More jobs, tourism and opportunities for those struggling could be created by a victory in the contest, he said.

He added: “We have some of the most deprived areas in the south and this is a great way to lift them and build for the future.

“During these dark economic times we need to lift people up - this is a great way to do it but with a smile on their face as well.”

Julianne Watling-McCarthy, an event organiser at Southampton Pride, said the city is “diverse” but said there is “much deprivation”.

She said: “The Southampton Pride team have been backing Southampton’s bid for City of Culture since the consultation process started some time ago.”

“Southampton is such a diverse city and if we are successful in winning the bid, it will give Southampton a chance to show the rest of the county and the world the great things there are to offer here.

“Southampton is home to so many wonderful people and we have an incredibly diverse and inclusive community.
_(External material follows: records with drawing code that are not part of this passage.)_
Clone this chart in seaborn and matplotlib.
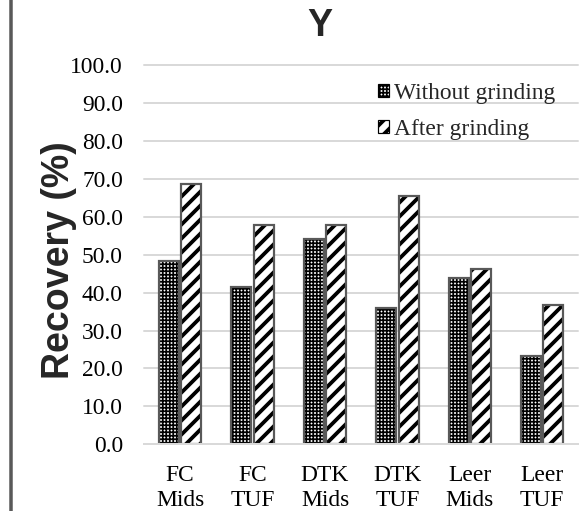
import matplotlib
matplotlib.use("Agg")
import matplotlib.pyplot as plt
import seaborn as sns
import pandas as pd
from matplotlib.patches import Patch, Rectangle
from matplotlib.lines import Line2D
from matplotlib.ticker import StrMethodFormatter

# Recovery data per sample
categories = ["FC\nMids", "FC\nTUF", "DTK\nMids", "DTK\nTUF", "Leer\nMids", "Leer\nTUF"]
series_names = ["Without grinding", "After grinding"]
without_grinding = [48.4, 41.6, 54.0, 35.9, 43.8, 23.3]
after_grinding = [68.5, 57.9, 57.9, 65.5, 46.3, 36.8]
y_ticks = [0, 10, 20, 30, 40, 50, 60, 70, 80, 90, 100]

DPI = 84
W, H = 579, 511


def pt(px):
    """Convert a pixel size to points at the output resolution."""
    return px * 72 / DPI


sns.set_theme(style="white")
plt.rcParams["font.family"] = ["Liberation Serif", "DejaVu Serif"]
SANS = ["Liberation Sans", "DejaVu Sans"]

df = pd.DataFrame({
    "Sample": categories * 2,
    "Treatment": [series_names[0]] * len(categories) + [series_names[1]] * len(categories),
    "Recovery": without_grinding + after_grinding,
})

fig = plt.figure(figsize=(W / DPI, H / DPI), dpi=DPI)
ax = fig.add_axes([144 / W, 1 - 444.3 / H, (578.4 - 144) / W, (444.3 - 65) / H])

sns.barplot(data=df, x="Sample", y="Recovery", hue="Treatment",
            order=categories, hue_order=series_names,
            palette=["white", "white"], saturation=1, width=0.62, gap=0.11,
            errorbar=None, legend=False, ax=ax)

# fine checker for the unground samples, bold diagonal stripes after grinding
hatches = ["++++", "//"]
hatch_lws = [pt(1.7), pt(3.8)]
for cont, hatch, hlw in zip(ax.containers, hatches, hatch_lws):
    for bar in cont:
        bar.set_hatch(hatch)
        bar.set_edgecolor("black")
        bar.set_linewidth(0)
        if hasattr(bar, "set_hatch_linewidth"):
            bar.set_hatch_linewidth(hlw)
        outline = Rectangle(bar.get_xy(), bar.get_width(), bar.get_height(),
                            fill=False, edgecolor="#595959", linewidth=pt(2.2),
                            zorder=bar.get_zorder() + 0.1)
        ax.add_patch(outline)

ax.set_ylim(0, 100)
ax.set_yticks(y_ticks)
ax.yaxis.set_major_formatter(StrMethodFormatter("{x:.1f}"))
ax.yaxis.grid(True, color="#d9d9d9", linewidth=pt(2))
ax.set_axisbelow(True)
for gl in ax.yaxis.get_gridlines():
    gl.set_clip_on(False)
for side in ["top", "right", "left"]:
    ax.spines[side].set_visible(False)
ax.spines["bottom"].set_color("#d9d9d9")
ax.spines["bottom"].set_linewidth(pt(2))
ax.tick_params(axis="y", length=0, pad=pt(21), labelsize=pt(23.5), labelcolor="black")
ax.tick_params(axis="x", length=0, pad=pt(21), labelsize=pt(23.5), labelcolor="black")
for lab in ax.get_xticklabels():
    lab.set_linespacing(1.22)
ax.set_xlabel("")
ax.set_ylabel("")

fig.text(59 / W, 1 - 260 / H, "Recovery (%)", rotation=90, ha="center", va="center",
         fontsize=pt(37.5), fontweight="bold", family=SANS)
fig.text(320 / W, 1 - 26 / H, "Y", ha="center", va="center",
         fontsize=pt(37.5), fontweight="bold", family=SANS)

handles = [Patch(facecolor="white", edgecolor="black", hatch=h, linewidth=pt(1.2), label=n)
           for n, h in zip(series_names, hatches)]
leg = fig.legend(handles=handles, loc="upper left", bbox_to_anchor=(378 / W, 1 - 83 / H),
                 frameon=False, handlelength=0.45, handleheight=0.45, handletextpad=0.25,
                 labelspacing=0.62, borderpad=0, borderaxespad=0,
                 prop={"size": pt(23.5), "family": ["Liberation Serif", "DejaVu Serif"]})
for p, hlw in zip(leg.get_patches(), hatch_lws):
    if hasattr(p, "set_hatch_linewidth"):
        p.set_hatch_linewidth(hlw)

# left border rule
fig.add_artist(Line2D([10.5 / W, 10.5 / W], [0, 1], transform=fig.transFigure,
                      color="#595959", linewidth=pt(3.5)))

fig.savefig("out.png", dpi=DPI)
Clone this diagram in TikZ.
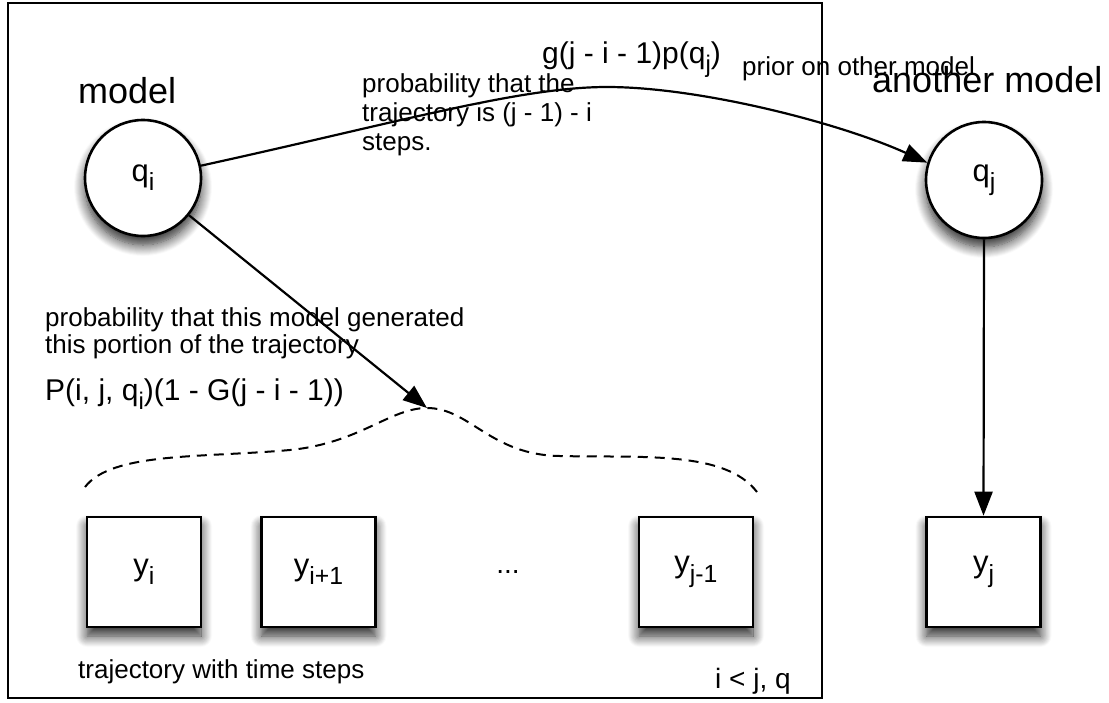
\documentclass[tikz,border=0pt]{standalone}
\usepackage{fontspec}
\usepackage{graphicx}
\setmainfont{Liberation Sans}
\usetikzlibrary{arrows.meta,shadows.blur}
\newcommand{\lsub}[1]{\raisebox{-0.3em}{\scalebox{0.8}{#1}}}
\begin{document}
\begin{tikzpicture}[x=1pt,y=-1pt,
  shd/.style={blur shadow={shadow xshift=0pt, shadow yshift=-9pt, shadow blur radius=11pt, shadow blur steps=12, shadow opacity=85}},
  state/.style={circle, draw, line width=2.6pt, fill=white, minimum size=116pt, inner sep=0pt, font=\fontsize{31}{36}\selectfont, shd},
  obs/.style={rectangle, draw, line width=2.6pt, fill=white, minimum width=114pt, minimum height=110pt, inner sep=0pt, font=\fontsize{31}{36}\selectfont, shd},
  arr/.style={line width=2.2pt, -{Triangle[length=24pt,width=18pt]}},
  desc/.style={font=\fontsize{26}{30}\selectfont, inner sep=0pt, anchor=base west},
  formula/.style={font=\fontsize{30}{36}\selectfont, inner sep=0pt, anchor=base west},
  title/.style={font=\fontsize{36}{42}\selectfont, inner sep=0pt, anchor=base west},
  dashcurve/.style={line width=2pt, dash pattern=on 10pt off 7pt}
]
\useasboundingbox (0,0) rectangle (1109,702);
\node[draw, line width=2.2pt, minimum width=814pt, minimum height=695pt, inner sep=0pt] (plate) at (415,350.5) {};

\node[state] (qi) at (143,178) {q\lsub{i}};
\node[state] (qj) at (984,180) {q\lsub{j}};
\node[obs] (yi) at (144,572) {y\lsub{i}};
\node[obs] (yi1) at (318.5,572) {y\lsub{i+1}};
\node[font=\fontsize{28}{34}\selectfont] (dots) at (508,572) {...};
\node[obs] (yj1) at (696,572) {y\lsub{j-1}};
\node[obs] (yj) at (983.5,572) {y\lsub{j}};

\node[title] (lmodel) at (78,103) {model};
\node[title] (lanother) at (872,92) {another model};
\node[desc] (lprior) at (742,75) {prior on other model};
\node[formula] (lg) at (542,63) {g(j - i - 1)p(q\lsub{j})};
\node[desc] (lt1) at (362,92) {probability that the};
\node[desc] (lt2) at (362,121) {trajectory is (j - 1) - i};
\node[desc] (lt3) at (362,150) {steps.};
\node[desc] (lp1) at (45,326) {probability that this model generated};
\node[desc] (lp2) at (45,353) {this portion of the trajectory};
\node[formula] (lP) at (45,400) {P(i, j, q\lsub{i})(1 - G(j - i - 1))};
\node[desc] (ltraj) at (78,678) {trajectory with time steps};
\node[formula, font=\fontsize{28}{34}\selectfont] (lij) at (715,688) {i < j, q};

\coordinate (dl) at (85,487);
\coordinate (peak) at (427,408);
\coordinate (dr) at (757,492);
\draw[dashcurve] (dl) .. controls (112,452) and (200,458) .. (290,450)
  .. controls (360,443) and (390,408) .. (peak)
  .. controls (470,408) and (490,455) .. (560,456)
  .. controls (640,458) and (725,450) .. (dr);

\draw[arr] (qi.-39) -- (peak);
\draw[arr] (qi.12) .. controls (400,122) and (520,87) .. (607,87)
  .. controls (700,87) and (840,123) .. (qj.163);
\draw[arr] (qj.south) -- (yj.north);
\end{tikzpicture}
\end{document}
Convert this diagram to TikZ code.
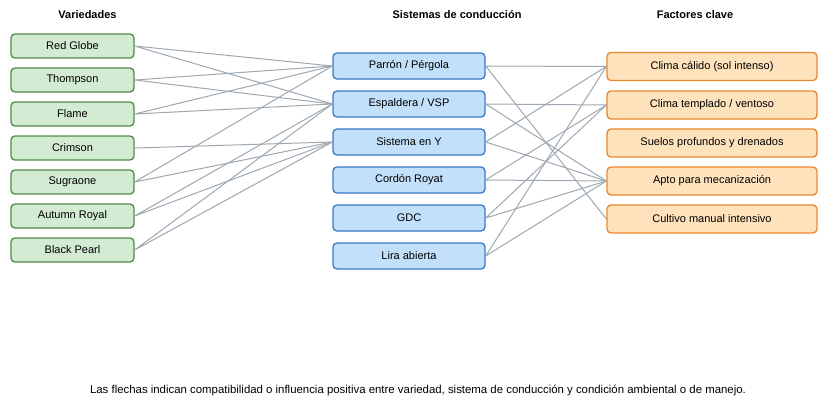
\documentclass[tikz,border=0pt]{standalone}
\usepackage{fontspec}
\setmainfont{Liberation Sans}
\definecolor{vertfond}{HTML}{D3EBD2}
\definecolor{vertbord}{HTML}{4F8D47}
\definecolor{bleufond}{HTML}{C2E0FA}
\definecolor{bleubord}{HTML}{3A78C8}
\definecolor{orfond}{HTML}{FEE2BC}
\definecolor{orbord}{HTML}{E8892B}
\definecolor{liengris}{HTML}{9EA8B2}
\tikzset{
	boite/.style={draw, line width=1.3pt, rounded corners=4pt, align=center, inner sep=0pt, font=\fontsize{11}{13}\selectfont},
	variete/.style={boite, fill=vertfond, draw=vertbord, minimum width=123pt, minimum height=24pt},
	systeme/.style={boite, fill=bleufond, draw=bleubord, minimum width=152pt, minimum height=26pt},
	facteur/.style={boite, fill=orfond, draw=orbord, minimum width=210pt, minimum height=28pt},
	titre/.style={font=\fontsize{11}{13}\selectfont\bfseries},
	lien/.style={draw=liengris, line width=1pt}
}
\begin{document}
\begin{tikzpicture}[x=1pt, y=-1pt]
	\useasboundingbox[fill=white] (0,0) rectangle (827,402);
	% les titres
	\node[titre] (tv) at (87.5,15) {Variedades};
	\node[titre] (ts) at (457,15) {Sistemas de conducción};
	\node[titre] (tf) at (695,15) {Factores clave};
	% les variétés
	\node[variete] (rg) at (72.5,46) {Red Globe};
	\node[variete] (th) at (72.5,80) {Thompson};
	\node[variete] (fl) at (72.5,114) {Flame};
	\node[variete] (cr) at (72.5,148) {Crimson};
	\node[variete] (su) at (72.5,182) {Sugraone};
	\node[variete] (ar) at (72.5,216) {Autumn Royal};
	\node[variete] (bp) at (72.5,250) {Black Pearl};
	% les systèmes de conduction
	\node[systeme] (pa) at (409,66) {Parrón / Pérgola};
	\node[systeme] (es) at (409,104) {Espaldera / VSP};
	\node[systeme] (sy) at (409,142) {Sistema en Y};
	\node[systeme] (co) at (409,180) {Cordón Royat};
	\node[systeme] (gd) at (409,218) {GDC};
	\node[systeme] (li) at (409,256) {Lira abierta};
	% les facteurs clés
	\node[facteur] (cc) at (712,66.5) {Clima cálido (sol intenso)};
	\node[facteur] (ct) at (712,105) {Clima templado / ventoso};
	\node[facteur] (sp) at (712,143) {Suelos profundos y drenados};
	\node[facteur] (am) at (712,181) {Apto para mecanización};
	\node[facteur] (cm) at (712,219) {Cultivo manual intensivo};
	% variétés -> systèmes
	\draw[lien] (rg.east) -- (pa.west) (rg.east) -- (es.west);
	\draw[lien] (th.east) -- (pa.west) (th.east) -- (es.west);
	\draw[lien] (fl.east) -- (pa.west) (fl.east) -- (es.west);
	\draw[lien] (cr.east) -- (sy.west);
	\draw[lien] (su.east) -- (pa.west) (su.east) -- (sy.west);
	\draw[lien] (ar.east) -- (es.west) (ar.east) -- (sy.west);
	\draw[lien] (bp.east) -- (es.west) (bp.east) -- (sy.west);
	% systèmes -> facteurs
	\draw[lien] (pa.east) -- (cc.west) (pa.east) -- (cm.west);
	\draw[lien] (es.east) -- (ct.west) (es.east) -- (am.west);
	\draw[lien] (sy.east) -- (cc.west) (sy.east) -- (am.west);
	\draw[lien] (co.east) -- (ct.west) (co.east) -- (am.west);
	\draw[lien] (gd.east) -- (ct.west) (gd.east) -- (am.west);
	\draw[lien] (li.east) -- (cc.west) (li.east) -- (am.west);
	% la légende
	\node[font=\fontsize{11.4}{13}\selectfont] (leg) at (418,390) {Las flechas indican compatibilidad o influencia positiva entre variedad, sistema de conducción y condición ambiental o de manejo.};
\end{tikzpicture}
\end{document}
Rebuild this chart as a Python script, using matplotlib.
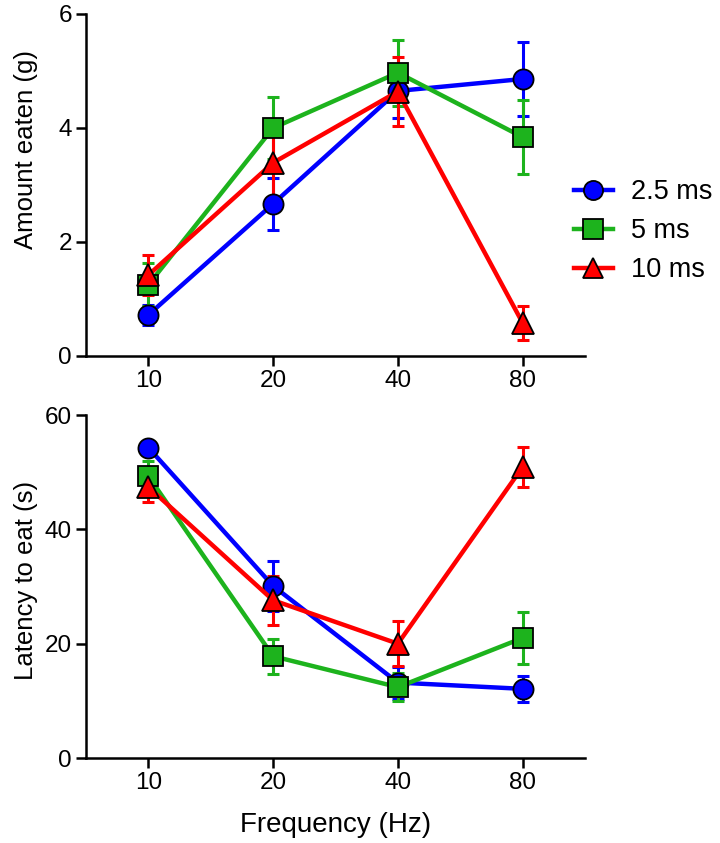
import matplotlib
matplotlib.use("Agg")
import matplotlib.pyplot as plt
import numpy as np

plt.rcParams['font.family'] = ['Liberation Sans', 'DejaVu Sans']

freq_labels = ["10", "20", "40", "80"]
series_names = ["2.5 ms", "5 ms", "10 ms"]

eaten_25 = [0.72, 2.67, 4.65, 4.86]
eaten_25_err = [0.18, 0.46, 0.48, 0.65]
eaten_5 = [1.25, 4.00, 4.97, 3.84]
eaten_5_err = [0.38, 0.55, 0.58, 0.65]
eaten_10 = [1.42, 3.39, 4.64, 0.58]
eaten_10_err = [0.35, 0.67, 0.60, 0.30]

lat_25 = [54.3, 30.1, 13.2, 12.1]
lat_25_err = [1.0, 4.3, 2.8, 2.3]
lat_5 = [49.3, 17.8, 12.4, 21.0]
lat_5_err = [2.7, 3.1, 2.5, 4.5]
lat_10 = [47.4, 27.6, 20.0, 50.9]
lat_10_err = [2.6, 4.3, 3.9, 3.5]

colors = ["#0000FF", "#1DB31D", "#FF0000"]
markers = ["o", "s", "^"]

fig = plt.figure(figsize=(7.2, 8.43), dpi=100)
ax1 = fig.add_axes([0.1194, 0.5777, 0.6931, 0.4057])
ax2 = fig.add_axes([0.1194, 0.1008, 0.6931, 0.4069])

x = np.arange(len(freq_labels))

def draw(ax, data, errs):
    handles = []
    for vals, err, c, m, name in zip(data, errs, colors, markers, series_names):
        ax.errorbar(x, vals, yerr=err, fmt='none', ecolor=c, elinewidth=2.2,
                    capsize=4.5, capthick=2.2, zorder=2)
        ms = 15.5 if m == '^' else 14.5
        h, = ax.plot(x, vals, color=c, lw=3.2, marker=m, markersize=ms,
                     markerfacecolor=c, markeredgecolor='black', markeredgewidth=1.3,
                     label=name, zorder=3)
        handles.append(h)
    return handles

handles = draw(ax1, [eaten_25, eaten_5, eaten_10], [eaten_25_err, eaten_5_err, eaten_10_err])
draw(ax2, [lat_25, lat_5, lat_10], [lat_25_err, lat_5_err, lat_10_err])

for ax in (ax1, ax2):
    ax.set_xlim(-0.5, 3.5)
    ax.set_xticks(x)
    ax.set_xticklabels(freq_labels)
    for s in ("top", "right"):
        ax.spines[s].set_visible(False)
    for s in ("left", "bottom"):
        ax.spines[s].set_linewidth(1.8)
    ax.tick_params(axis='both', direction='out', length=7.2, width=1.8,
                   labelsize=17.5, pad=3)

ax1.set_ylim(0, 6)
ax1.set_yticks([0, 2, 4, 6])
ax2.set_ylim(0, 60)
ax2.set_yticks([0, 20, 40, 60])

ax1.set_ylabel("Amount eaten (g)", fontsize=18.5)
ax2.set_ylabel("Latency to eat (s)", fontsize=18.5)
ax1.yaxis.set_label_coords(-0.097, 0.605)
ax2.yaxis.set_label_coords(-0.097, 0.519)
ax2.set_xlabel("Frequency (Hz)", fontsize=20, labelpad=13)

fig.legend(handles=handles, loc='center left', bbox_to_anchor=(0.797, 0.726),
           frameon=False, fontsize=19.5, handlelength=1.45, labelspacing=0.48,
           handletextpad=0.65, borderpad=0, borderaxespad=0, markerscale=0.95)

fig.savefig("out.png", dpi=100)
“There is much deprivation in the city, so being City of Culture will help that by bringing much needed investment into the city.

“We are so excited for the results and are keeping everything crossed.”

Eugene McManus, landlord at The Saints pub in Millbrook, said he hopes deprived areas such as Millbrook will be transformed.

READ MORE: WATCH: City of Culture film shows Southampton in all its glory

“Millbrook lists among the most deprived in the country, it has been fundamentally deprived of investment both public and private.

“Previous winners of the Bid, Hull for example, have witnessed a transformation in their city subsequent to their winning bid.

“Coventry, as the current City of Culture, is receiving hundreds of millions in funding for regeneration projects, improvements to public transport and more.”

He added: “As a club officer for Millbrook FC I trust that grassroots football can benefit from a successful bid.

“Other sports clubs who use Mansel Park too should benefit such as Golden Ring Boxing Club or the Taekwondo Club who use the MP3 Centre.

“The generosity demonstrated throughout the last decade by our customers when hosting charity events is a testament to how great the people of this community and in the wider city are.

“I sincerely hope we, Southampton, are successful with the bid.”

Jessica Clasby-Monk, charitable impact manager at charity City Catering Southampton, said: “We have been proud to support the City of Culture bid at City Catering.

“As a local charity, we know how much partnership work happens in the city to bring communities together – especially over the past few years – and the bid is a perfect way to continue this amazing sense of local pride for everyone.

“We were thrilled to celebrate through our schools meals service earlier in the year, and know that winning the bid, and its legacy, will bring many incredible opportunities, celebrations, developments and progress for our wonderful city and its diverse communities.”

If the city is successful in winning the culture crown, three days of festivities will see tens of thousands of people celebrate in May 2025.

The celebrations will not stop there as these events will be followed by year-long activities on the water, linking rivers across the world and showcasing local festivals to open up access and engagement.

Bradford, County Durham and Wrexham County Borough are also on the shortlist.